The CPPE also noted that domestic textile manufacturers currently lack the capacity to meet the quantity, quality, and diversity of fabrics required by Nigeria's fashion, garment, interior design, and furniture industries. "Even at the peak of the textile industry's performance, local mills did not supply the full range of fabrics demanded by the market," Yusuf said.
Rather than imposing import restrictions, the CPPE urged the government to adopt a comprehensive value-chain approach to revive the textile industry.
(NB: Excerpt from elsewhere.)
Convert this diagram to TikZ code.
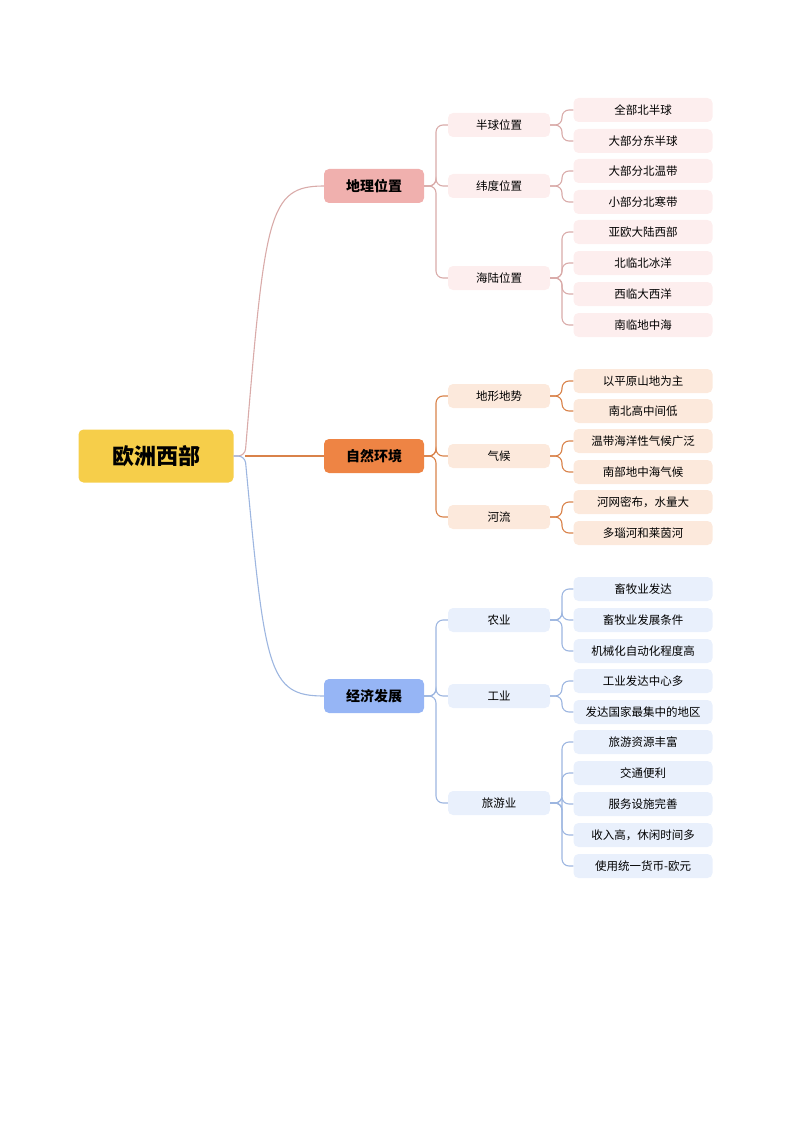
\documentclass[tikz,border=0pt]{standalone}
\usepackage{fontspec}
\setmainfont{Noto Sans CJK SC}
\definecolor{rootc}{HTML}{F6CE4A}
\definecolor{pinkc}{HTML}{F0B0AE}
\definecolor{pinkl}{HTML}{FDEEEE}
\definecolor{pinke}{HTML}{D9ABA9}
\definecolor{orangec}{HTML}{EE8444}
\definecolor{orangel}{HTML}{FCE9DC}
\definecolor{orangee}{HTML}{D9824A}
\definecolor{bluec}{HTML}{96B5F5}
\definecolor{bluel}{HTML}{E9F0FC}
\definecolor{bluee}{HTML}{9DB6E0}
\begin{document}
\begin{tikzpicture}[x=1pt,y=-1pt,
          rootbox/.style={rectangle, rounded corners=5pt, fill=rootc, minimum width=155pt,
            minimum height=53pt, font=\fontsize{22}{26}\selectfont\bfseries},
          mainbox/.style={rectangle, rounded corners=5pt, minimum width=100pt,
            minimum height=34pt, font=\fontsize{14}{17}\selectfont\bfseries},
          subbox/.style={rectangle, rounded corners=5pt, minimum width=102pt,
            minimum height=24pt, font=\fontsize{11.5}{14}\selectfont},
          leafbox/.style={rectangle, rounded corners=5pt, minimum width=139pt,
            minimum height=24pt, font=\fontsize{11.5}{14}\selectfont},
          link/.style={line width=1.1pt, rounded corners=7pt}]

        \useasboundingbox (0,0) rectangle (794,1123);

        \node[rootbox] (root) at (156,456) {欧洲西部};

        \node[mainbox, fill=pinkc]   (geo) at (374,186) {地理位置};
        \node[mainbox, fill=orangec] (nat) at (374,456) {自然环境};
        \node[mainbox, fill=bluec]   (eco) at (374,696) {经济发展};

        \coordinate (hub) at (245,456);
        \draw[link, pinke]   (root.east) -- (hub) .. controls (265,215) and (268,186) .. (geo.west);
        \draw[link, orangee] (hub) -- (nat.west);
        \draw[link, bluee]   (root.east) -- (hub) .. controls (265,670) and (268,696) .. (eco.west);

        % geography
        \node[subbox, fill=pinkl] (hemi) at (499,125) {半球位置};
        \node[subbox, fill=pinkl] (lat)  at (499,186) {纬度位置};
        \node[subbox, fill=pinkl] (sea)  at (499,278) {海陆位置};
        \foreach \s in {hemi,lat,sea}
          \draw[link, pinke] (geo.east) -- (436,186) |- (\s.west);

        \node[leafbox, fill=pinkl] (g1) at (643,110) {全部北半球};
        \node[leafbox, fill=pinkl] (g2) at (643,141) {大部分东半球};
        \node[leafbox, fill=pinkl] (g3) at (643,171) {大部分北温带};
        \node[leafbox, fill=pinkl] (g4) at (643,202) {小部分北寒带};
        \node[leafbox, fill=pinkl] (g5) at (643,232) {亚欧大陆西部};
        \node[leafbox, fill=pinkl] (g6) at (643,263) {北临北冰洋};
        \node[leafbox, fill=pinkl] (g7) at (643,294) {西临大西洋};
        \node[leafbox, fill=pinkl] (g8) at (643,325) {南临地中海};
        \foreach \l in {g1,g2}
          \draw[link, pinke] (hemi.east) -- (562,125) |- (\l.west);
        \foreach \l in {g3,g4}
          \draw[link, pinke] (lat.east) -- (562,186) |- (\l.west);
        \foreach \l in {g5,g6,g7,g8}
          \draw[link, pinke] (sea.east) -- (562,278) |- (\l.west);

        % nature
        \node[subbox, fill=orangel] (relief) at (499,396) {地形地势};
        \node[subbox, fill=orangel] (clim)   at (499,456) {气候};
        \node[subbox, fill=orangel] (river)  at (499,517) {河流};
        \foreach \s in {relief,clim,river}
          \draw[link, orangee] (nat.east) -- (436,456) |- (\s.west);

        \node[leafbox, fill=orangel] (n1) at (643,381) {以平原山地为主};
        \node[leafbox, fill=orangel] (n2) at (643,411) {南北高中间低};
        \node[leafbox, fill=orangel] (n3) at (643,441) {温带海洋性气候广泛};
        \node[leafbox, fill=orangel] (n4) at (643,472) {南部地中海气候};
        \node[leafbox, fill=orangel] (n5) at (643,502) {河网密布，水量大};
        \node[leafbox, fill=orangel] (n6) at (643,533) {多瑙河和莱茵河};
        \foreach \l in {n1,n2}
          \draw[link, orangee] (relief.east) -- (562,396) |- (\l.west);
        \foreach \l in {n3,n4}
          \draw[link, orangee] (clim.east) -- (562,456) |- (\l.west);
        \foreach \l in {n5,n6}
          \draw[link, orangee] (river.east) -- (562,517) |- (\l.west);

        % economy
        \node[subbox, fill=bluel] (agri) at (499,620) {农业};
        \node[subbox, fill=bluel] (ind)  at (499,696) {工业};
        \node[subbox, fill=bluel] (tour) at (499,803) {旅游业};
        \foreach \s in {agri,ind,tour}
          \draw[link, bluee] (eco.east) -- (436,696) |- (\s.west);

        \node[leafbox, fill=bluel] (e1)  at (643,589) {畜牧业发达};
        \node[leafbox, fill=bluel] (e2)  at (643,620) {畜牧业发展条件};
        \node[leafbox, fill=bluel] (e3)  at (643,651) {机械化自动化程度高};
        \node[leafbox, fill=bluel] (e4)  at (643,681) {工业发达中心多};
        \node[leafbox, fill=bluel] (e5)  at (643,712) {发达国家最集中的地区};
        \node[leafbox, fill=bluel] (e6)  at (643,742) {旅游资源丰富};
        \node[leafbox, fill=bluel] (e7)  at (643,773) {交通便利};
        \node[leafbox, fill=bluel] (e8)  at (643,804) {服务设施完善};
        \node[leafbox, fill=bluel] (e9)  at (643,835) {收入高，休闲时间多};
        \node[leafbox, fill=bluel] (e10) at (643,866) {使用统一货币-欧元};
        \foreach \l in {e1,e2,e3}
          \draw[link, bluee] (agri.east) -- (562,620) |- (\l.west);
        \foreach \l in {e4,e5}
          \draw[link, bluee] (ind.east) -- (562,696) |- (\l.west);
        \foreach \l in {e6,e7,e8,e9,e10}
          \draw[link, bluee] (tour.east) -- (562,803) |- (\l.west);

      \end{tikzpicture}
\end{document}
Specific recommendations included restoring domestic cotton production through improved seedlings, mechanisation, extension services, enhanced security, and guaranteed off-take arrangements; establishing a Textile Competitiveness Fund, financed partly from textile-related import tax revenues, to provide single-digit financing for technology upgrades and industry modernisation; prioritising locally produced textiles and garments for uniforms used by the military, paramilitary agencies, schools, and other public institutions; strengthening border enforcement to curb smuggling; and improving the manufacturing environment through lower energy costs, better infrastructure, and more affordable financing.
"Effective industrial policy should address the underlying constraints to competitiveness rather than merely restrict imports," the CPPE said. The group argued that these reforms would provide more sustainable support for domestic textile production than an outright import prohibition and would protect the millions of jobs and livelihoods that depend on the broader value chain.